## Exercise prompt
Search the material for "matplotlib" and show all lines that contain it.

## Data for this task
# # # # # # #
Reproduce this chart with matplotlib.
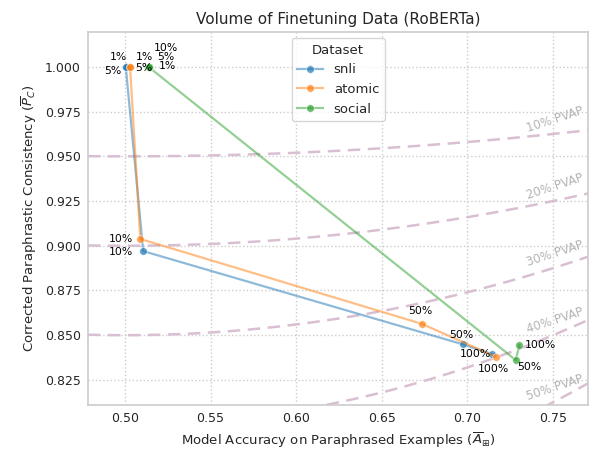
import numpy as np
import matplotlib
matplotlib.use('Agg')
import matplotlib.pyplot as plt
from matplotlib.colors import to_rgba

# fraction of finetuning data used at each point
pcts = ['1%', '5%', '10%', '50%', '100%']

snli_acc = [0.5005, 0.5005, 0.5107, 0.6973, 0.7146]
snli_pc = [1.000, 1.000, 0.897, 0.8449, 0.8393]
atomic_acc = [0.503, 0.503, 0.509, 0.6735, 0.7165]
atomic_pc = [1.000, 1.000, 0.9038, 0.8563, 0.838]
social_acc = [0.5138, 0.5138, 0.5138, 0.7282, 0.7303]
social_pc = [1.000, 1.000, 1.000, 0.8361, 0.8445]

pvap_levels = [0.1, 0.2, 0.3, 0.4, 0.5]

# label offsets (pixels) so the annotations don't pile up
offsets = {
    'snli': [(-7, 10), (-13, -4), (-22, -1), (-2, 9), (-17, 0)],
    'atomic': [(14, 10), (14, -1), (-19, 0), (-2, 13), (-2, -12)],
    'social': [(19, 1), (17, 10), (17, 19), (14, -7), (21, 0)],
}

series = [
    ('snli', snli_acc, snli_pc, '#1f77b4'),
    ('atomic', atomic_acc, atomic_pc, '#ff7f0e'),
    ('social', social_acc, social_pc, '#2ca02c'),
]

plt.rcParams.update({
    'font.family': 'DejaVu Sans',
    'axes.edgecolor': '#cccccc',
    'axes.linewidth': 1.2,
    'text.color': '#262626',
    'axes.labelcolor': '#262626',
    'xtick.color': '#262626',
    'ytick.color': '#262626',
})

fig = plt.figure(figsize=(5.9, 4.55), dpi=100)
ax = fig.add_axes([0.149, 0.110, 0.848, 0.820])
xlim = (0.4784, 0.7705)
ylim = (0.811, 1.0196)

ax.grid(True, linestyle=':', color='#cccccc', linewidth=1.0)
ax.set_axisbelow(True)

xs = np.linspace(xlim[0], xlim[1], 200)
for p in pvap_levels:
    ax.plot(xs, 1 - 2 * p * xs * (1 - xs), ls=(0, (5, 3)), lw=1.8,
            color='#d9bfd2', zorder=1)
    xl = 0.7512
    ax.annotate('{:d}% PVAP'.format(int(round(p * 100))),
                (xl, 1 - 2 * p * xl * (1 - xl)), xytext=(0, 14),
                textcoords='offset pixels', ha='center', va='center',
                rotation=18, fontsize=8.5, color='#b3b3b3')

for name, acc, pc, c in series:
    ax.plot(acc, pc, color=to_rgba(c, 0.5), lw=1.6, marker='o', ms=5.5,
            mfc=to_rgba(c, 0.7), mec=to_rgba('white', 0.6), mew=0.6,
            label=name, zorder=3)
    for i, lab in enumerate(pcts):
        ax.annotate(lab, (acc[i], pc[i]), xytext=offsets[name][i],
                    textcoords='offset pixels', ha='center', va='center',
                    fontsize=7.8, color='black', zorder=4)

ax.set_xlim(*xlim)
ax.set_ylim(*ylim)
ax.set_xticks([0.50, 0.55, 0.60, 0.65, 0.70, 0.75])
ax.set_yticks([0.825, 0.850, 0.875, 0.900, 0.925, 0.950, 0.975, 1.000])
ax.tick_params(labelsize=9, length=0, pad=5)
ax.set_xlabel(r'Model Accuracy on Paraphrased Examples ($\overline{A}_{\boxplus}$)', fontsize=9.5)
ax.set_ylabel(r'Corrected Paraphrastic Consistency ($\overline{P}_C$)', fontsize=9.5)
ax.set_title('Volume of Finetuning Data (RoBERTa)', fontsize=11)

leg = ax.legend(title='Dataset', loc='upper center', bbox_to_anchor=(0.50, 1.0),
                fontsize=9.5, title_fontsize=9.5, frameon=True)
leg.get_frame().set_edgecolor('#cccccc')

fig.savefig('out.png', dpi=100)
# # # # # # #
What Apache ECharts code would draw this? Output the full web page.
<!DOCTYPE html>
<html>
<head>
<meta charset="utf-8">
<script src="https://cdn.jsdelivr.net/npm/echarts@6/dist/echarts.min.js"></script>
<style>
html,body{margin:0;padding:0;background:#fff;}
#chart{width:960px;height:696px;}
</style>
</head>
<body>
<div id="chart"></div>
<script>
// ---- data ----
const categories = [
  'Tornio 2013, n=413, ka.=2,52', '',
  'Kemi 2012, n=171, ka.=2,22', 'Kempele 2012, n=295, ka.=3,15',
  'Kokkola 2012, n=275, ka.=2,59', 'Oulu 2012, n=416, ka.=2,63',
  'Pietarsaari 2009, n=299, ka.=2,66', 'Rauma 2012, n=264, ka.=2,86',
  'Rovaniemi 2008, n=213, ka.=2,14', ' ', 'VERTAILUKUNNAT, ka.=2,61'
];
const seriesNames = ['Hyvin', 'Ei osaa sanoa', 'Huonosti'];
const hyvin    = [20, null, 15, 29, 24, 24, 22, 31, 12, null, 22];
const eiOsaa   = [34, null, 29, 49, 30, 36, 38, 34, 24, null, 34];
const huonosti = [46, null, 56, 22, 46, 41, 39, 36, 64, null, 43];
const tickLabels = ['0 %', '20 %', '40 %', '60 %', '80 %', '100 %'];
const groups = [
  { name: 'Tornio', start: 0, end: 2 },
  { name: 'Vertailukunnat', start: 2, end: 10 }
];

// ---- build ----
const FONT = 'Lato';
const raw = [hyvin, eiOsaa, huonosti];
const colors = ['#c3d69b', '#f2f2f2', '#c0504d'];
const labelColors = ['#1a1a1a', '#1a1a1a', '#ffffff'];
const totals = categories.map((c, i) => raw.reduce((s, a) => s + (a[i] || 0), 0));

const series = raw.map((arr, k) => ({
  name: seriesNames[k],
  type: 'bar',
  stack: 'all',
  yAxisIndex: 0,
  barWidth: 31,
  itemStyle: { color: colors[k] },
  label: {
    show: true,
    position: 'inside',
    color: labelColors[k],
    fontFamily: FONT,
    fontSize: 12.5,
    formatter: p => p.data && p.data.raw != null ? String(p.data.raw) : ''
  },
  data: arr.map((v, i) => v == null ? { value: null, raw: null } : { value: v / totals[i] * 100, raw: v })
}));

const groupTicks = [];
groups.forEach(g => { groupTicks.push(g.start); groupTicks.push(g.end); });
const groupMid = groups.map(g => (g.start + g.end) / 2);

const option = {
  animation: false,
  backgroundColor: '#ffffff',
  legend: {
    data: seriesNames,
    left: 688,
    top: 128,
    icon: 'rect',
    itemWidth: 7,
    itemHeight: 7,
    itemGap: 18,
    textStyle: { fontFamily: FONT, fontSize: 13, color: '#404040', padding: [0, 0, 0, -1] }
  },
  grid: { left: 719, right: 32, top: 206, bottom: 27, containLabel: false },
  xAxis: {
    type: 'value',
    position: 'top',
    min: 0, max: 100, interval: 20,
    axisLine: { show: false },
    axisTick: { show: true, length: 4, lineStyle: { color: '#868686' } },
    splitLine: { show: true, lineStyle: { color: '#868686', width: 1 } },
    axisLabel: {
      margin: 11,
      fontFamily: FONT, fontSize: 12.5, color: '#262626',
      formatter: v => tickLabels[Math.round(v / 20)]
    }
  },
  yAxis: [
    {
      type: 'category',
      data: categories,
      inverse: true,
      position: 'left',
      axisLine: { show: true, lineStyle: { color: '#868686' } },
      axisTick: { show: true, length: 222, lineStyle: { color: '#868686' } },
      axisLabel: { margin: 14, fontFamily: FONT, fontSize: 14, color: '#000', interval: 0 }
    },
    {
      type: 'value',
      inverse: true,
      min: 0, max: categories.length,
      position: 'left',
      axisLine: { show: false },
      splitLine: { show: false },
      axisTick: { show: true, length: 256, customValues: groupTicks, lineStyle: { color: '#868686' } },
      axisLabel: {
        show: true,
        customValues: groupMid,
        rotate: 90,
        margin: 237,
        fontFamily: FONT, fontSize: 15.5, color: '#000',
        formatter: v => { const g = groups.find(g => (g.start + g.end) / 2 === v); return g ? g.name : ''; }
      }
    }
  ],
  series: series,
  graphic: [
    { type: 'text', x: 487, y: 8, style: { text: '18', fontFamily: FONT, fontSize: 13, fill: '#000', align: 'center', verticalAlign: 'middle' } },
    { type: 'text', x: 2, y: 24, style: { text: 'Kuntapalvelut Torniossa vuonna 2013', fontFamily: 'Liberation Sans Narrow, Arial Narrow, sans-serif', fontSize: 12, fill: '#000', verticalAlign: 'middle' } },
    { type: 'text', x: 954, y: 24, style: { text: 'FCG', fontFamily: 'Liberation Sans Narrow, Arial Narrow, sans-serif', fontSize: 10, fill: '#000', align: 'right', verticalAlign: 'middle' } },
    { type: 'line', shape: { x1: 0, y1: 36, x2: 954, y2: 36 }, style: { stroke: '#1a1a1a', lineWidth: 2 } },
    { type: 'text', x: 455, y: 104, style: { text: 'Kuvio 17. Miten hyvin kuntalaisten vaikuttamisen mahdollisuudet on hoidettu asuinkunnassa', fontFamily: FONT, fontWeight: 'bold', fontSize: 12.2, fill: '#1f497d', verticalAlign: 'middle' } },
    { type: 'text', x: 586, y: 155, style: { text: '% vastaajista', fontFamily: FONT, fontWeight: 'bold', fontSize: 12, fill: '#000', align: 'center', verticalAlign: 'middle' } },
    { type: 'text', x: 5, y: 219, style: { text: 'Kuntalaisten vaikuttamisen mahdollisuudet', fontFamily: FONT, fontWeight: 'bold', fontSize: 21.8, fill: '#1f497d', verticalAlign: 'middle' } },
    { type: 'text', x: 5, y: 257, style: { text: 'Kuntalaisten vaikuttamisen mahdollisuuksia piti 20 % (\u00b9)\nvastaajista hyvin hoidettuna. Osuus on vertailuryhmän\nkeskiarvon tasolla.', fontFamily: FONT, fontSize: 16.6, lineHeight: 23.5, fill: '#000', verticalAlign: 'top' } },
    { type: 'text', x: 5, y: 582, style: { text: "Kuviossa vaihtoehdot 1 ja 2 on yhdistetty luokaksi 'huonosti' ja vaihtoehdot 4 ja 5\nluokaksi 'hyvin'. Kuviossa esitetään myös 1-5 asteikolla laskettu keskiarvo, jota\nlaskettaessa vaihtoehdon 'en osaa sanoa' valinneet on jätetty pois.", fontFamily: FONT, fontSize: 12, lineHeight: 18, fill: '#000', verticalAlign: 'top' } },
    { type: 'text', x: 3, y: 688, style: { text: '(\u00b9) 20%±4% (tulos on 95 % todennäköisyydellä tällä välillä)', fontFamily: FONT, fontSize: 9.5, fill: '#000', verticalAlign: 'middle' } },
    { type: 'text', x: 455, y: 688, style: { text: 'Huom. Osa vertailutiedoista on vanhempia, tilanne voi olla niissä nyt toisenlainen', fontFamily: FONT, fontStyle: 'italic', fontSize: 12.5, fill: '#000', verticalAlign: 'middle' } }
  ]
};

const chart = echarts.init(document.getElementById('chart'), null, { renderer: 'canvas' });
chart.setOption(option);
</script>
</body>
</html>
# # # # # # #
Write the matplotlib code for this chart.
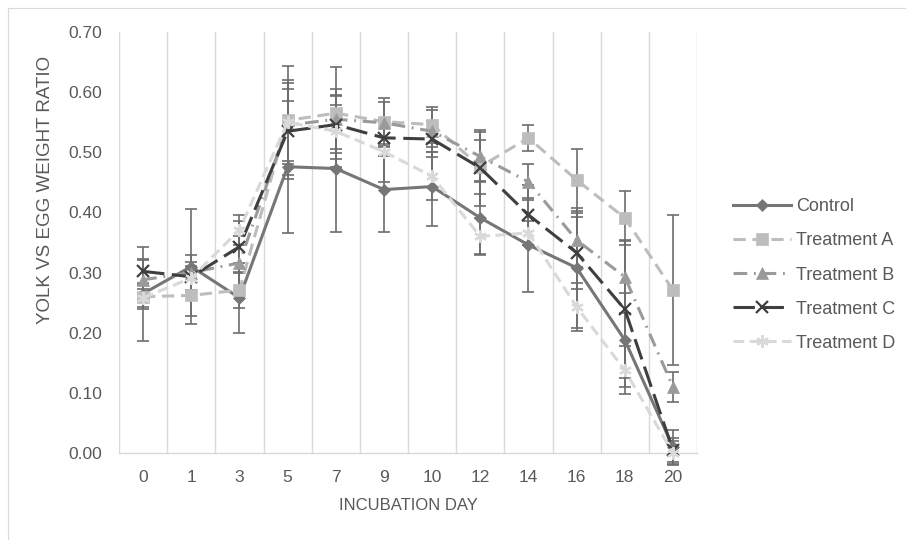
# # # # # # #
## The completed task
Reproduce this chart with matplotlib.
import matplotlib
matplotlib.use('Agg')
import matplotlib.pyplot as plt
from matplotlib.colors import to_rgba
Write the matplotlib code for this chart.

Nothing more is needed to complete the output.